*DATASET EXTRACT*.
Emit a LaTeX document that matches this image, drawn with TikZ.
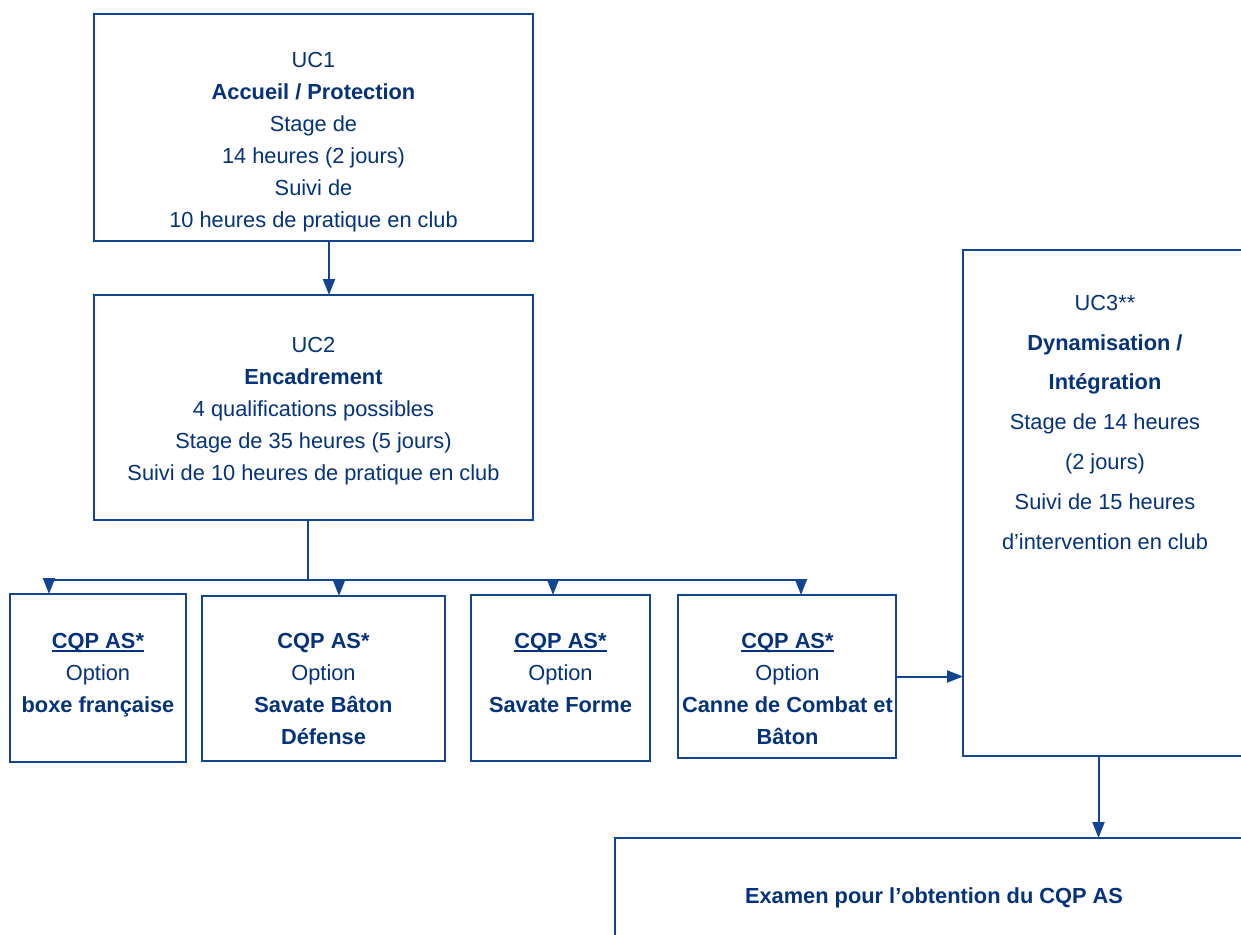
\documentclass[tikz,border=0pt]{standalone}
\usepackage{fontspec}
\setmainfont{Liberation Sans}
\usetikzlibrary{arrows.meta}
\definecolor{linecol}{RGB}{18,68,145}
\definecolor{textcol}{RGB}{4,50,124}
\newcommand\cqpul[1]{\setbox0\hbox{#1}\leavevmode\rlap{\rule[-3.6pt]{\wd0}{1.6pt}}\box0}
\begin{document}
\begin{tikzpicture}[x=1pt,y=-1pt,
  box/.style={draw=linecol,line width=2.2pt,inner sep=0pt,outer sep=0pt},
  txt/.style={inner sep=0pt,align=center,anchor=north,text=textcol,font=\fontsize{21.8}{32}\selectfont},
  txtwide/.style={txt,font=\fontsize{21.8}{39.8}\selectfont},
  conn/.style={draw=linecol,line width=2pt},
  tip/.style={conn,-{Triangle[length=16pt,width=12pt]}}]
\fill[white] (0,0) rectangle (1241,934);
\useasboundingbox (0,0) rectangle (1241,934);
% boxes
\node[box,minimum width=439,minimum height=227] (uc1) at (313.5,127.5) {};
\node[box,minimum width=439,minimum height=225] (uc2) at (313.5,407.5) {};
\node[box,minimum width=176,minimum height=168] (b1) at (98,678) {};
\node[box,minimum width=243,minimum height=165] (b2) at (323.5,678.5) {};
\node[box,minimum width=179,minimum height=166] (b3) at (560.5,678) {};
\node[box,minimum width=218,minimum height=163] (b4) at (787,676.5) {};
\node[box,minimum width=287,minimum height=506] (uc3) at (1106.5,503) {};
\node[box,minimum width=640,minimum height=140] (exam) at (935,908) {};
% texts
\node[txt] (t1) at (313.5,43) {\rule{0pt}{24pt}UC1\\\textbf{Accueil / Protection}\\Stage de\\14 heures (2 jours)\\Suivi de\\10 heures de pratique en club};
\node[txt] (t2) at (313.5,328) {\rule{0pt}{24pt}UC2\\\textbf{Encadrement}\\4 qualifications possibles\\Stage de 35 heures (5 jours)\\Suivi de 10 heures de pratique en club};
\node[txt] (tb1) at (98,624) {\rule{0pt}{24pt}\textbf{\cqpul{CQP AS*}}\\Option\\\textbf{boxe française}};
\node[txt] (tb2) at (323.5,624) {\rule{0pt}{24pt}\textbf{CQP AS*}\\Option\\\textbf{Savate Bâton}\\\textbf{Défense}};
\node[txt] (tb3) at (560.5,624) {\rule{0pt}{24pt}\textbf{\cqpul{CQP AS*}}\\Option\\\textbf{Savate Forme}};
\node[txt] (tb4) at (787.5,624) {\rule{0pt}{24pt}\textbf{\cqpul{CQP AS*}}\\Option\\\textbf{Canne de Combat et}\\\textbf{Bâton}};
\node[txtwide] (t3) at (1105,286) {\rule{0pt}{24pt}UC3**\\\textbf{Dynamisation /}\\\textbf{Intégration}\\Stage de 14 heures\\(2 jours)\\Suivi de 15 heures\\d’intervention en club};
\node[txt] (te) at (934,879) {\rule{0pt}{24pt}\textbf{Examen pour l’obtention du CQP AS}};
% connectors
\coordinate (k1) at (329,241);
\draw[tip] (k1) -- (k1 |- uc2.north);
\coordinate (bus) at (308,580);
\draw[conn] (uc2.south -| bus) -- (bus);
\coordinate (a1) at (49,580);
\coordinate (a2) at (339,580);
\coordinate (a3) at (553,580);
\coordinate (a4) at (801,580);
\draw[conn] (a1) -- (a4);
\draw[tip] (a1) -- (a1 |- b1.north);
\draw[tip] (a2) -- (a2 |- b2.north);
\draw[tip] (a3) -- (a3 |- b3.north);
\draw[tip] (a4) -- (a4 |- b4.north);
\draw[tip] (b4.east) -- (b4.east -| uc3.west);
\coordinate (k3) at (1098.5,756);
\draw[tip] (k3) -- (k3 |- exam.north);
\end{tikzpicture}
\end{document}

*THE TASK*.
Repeat the material above in full and exactly, apart from the pictures.

*PROBLEM SOLUTION*.
Emit a LaTeX document that matches this image, drawn with TikZ.
\documentclass[tikz,border=0pt]{standalone}
\usepackage{fontspec}
\setmainfont{Liberation Sans}
\usetikzlibrary{arrows.meta}
\definecolor{linecol}{RGB}{18,68,145}
\definecolor{textcol}{RGB}{4,50,124}
\newcommand\cqpul[1]{\setbox0\hbox{#1}\leavevmode\rlap{\rule[-3.6pt]{\wd0}{1.6pt}}\box0}
\begin{document}
\begin{tikzpicture}[x=1pt,y=-1pt,
  box/.style={draw=linecol,line width=2.2pt,inner sep=0pt,outer sep=0pt},
  txt/.style={inner sep=0pt,align=center,anchor=north,text=textcol,font=\fontsize{21.8}{32}\selectfont},
  txtwide/.style={txt,font=\fontsize{21.8}{39.8}\selectfont},
  conn/.style={draw=linecol,line width=2pt},
  tip/.style={conn,-{Triangle[length=16pt,width=12pt]}}]
\fill[white] (0,0) rectangle (1241,934);
\useasboundingbox (0,0) rectangle (1241,934);
% boxes
\node[box,minimum width=439,minimum height=227] (uc1) at (313.5,127.5) {};
\node[box,minimum width=439,minimum height=225] (uc2) at (313.5,407.5) {};
\node[box,minimum width=176,minimum height=168] (b1) at (98,678) {};
\node[box,minimum width=243,minimum height=165] (b2) at (323.5,678.5) {};
\node[box,minimum width=179,minimum height=166] (b3) at (560.5,678) {};
\node[box,minimum width=218,minimum height=163] (b4) at (787,676.5) {};
\node[box,minimum width=287,minimum height=506] (uc3) at (1106.5,503) {};
\node[box,minimum width=640,minimum height=140] (exam) at (935,908) {};
% texts
\node[txt] (t1) at (313.5,43) {\rule{0pt}{24pt}UC1\\\textbf{Accueil / Protection}\\Stage de\\14 heures (2 jours)\\Suivi de\\10 heures de pratique en club};
\node[txt] (t2) at (313.5,328) {\rule{0pt}{24pt}UC2\\\textbf{Encadrement}\\4 qualifications possibles\\Stage de 35 heures (5 jours)\\Suivi de 10 heures de pratique en club};
\node[txt] (tb1) at (98,624) {\rule{0pt}{24pt}\textbf{\cqpul{CQP AS*}}\\Option\\\textbf{boxe française}};
\node[txt] (tb2) at (323.5,624) {\rule{0pt}{24pt}\textbf{CQP AS*}\\Option\\\textbf{Savate Bâton}\\\textbf{Défense}};
\node[txt] (tb3) at (560.5,624) {\rule{0pt}{24pt}\textbf{\cqpul{CQP AS*}}\\Option\\\textbf{Savate Forme}};
\node[txt] (tb4) at (787.5,624) {\rule{0pt}{24pt}\textbf{\cqpul{CQP AS*}}\\Option\\\textbf{Canne de Combat et}\\\textbf{Bâton}};
\node[txtwide] (t3) at (1105,286) {\rule{0pt}{24pt}UC3**\\\textbf{Dynamisation /}\\\textbf{Intégration}\\Stage de 14 heures\\(2 jours)\\Suivi de 15 heures\\d’intervention en club};
\node[txt] (te) at (934,879) {\rule{0pt}{24pt}\textbf{Examen pour l’obtention du CQP AS}};
% connectors
\coordinate (k1) at (329,241);
\draw[tip] (k1) -- (k1 |- uc2.north);
\coordinate (bus) at (308,580);
\draw[conn] (uc2.south -| bus) -- (bus);
\coordinate (a1) at (49,580);
\coordinate (a2) at (339,580);
\coordinate (a3) at (553,580);
\coordinate (a4) at (801,580);
\draw[conn] (a1) -- (a4);
\draw[tip] (a1) -- (a1 |- b1.north);
\draw[tip] (a2) -- (a2 |- b2.north);
\draw[tip] (a3) -- (a3 |- b3.north);
\draw[tip] (a4) -- (a4 |- b4.north);
\draw[tip] (b4.east) -- (b4.east -| uc3.west);
\coordinate (k3) at (1098.5,756);
\draw[tip] (k3) -- (k3 |- exam.north);
\end{tikzpicture}
\end{document}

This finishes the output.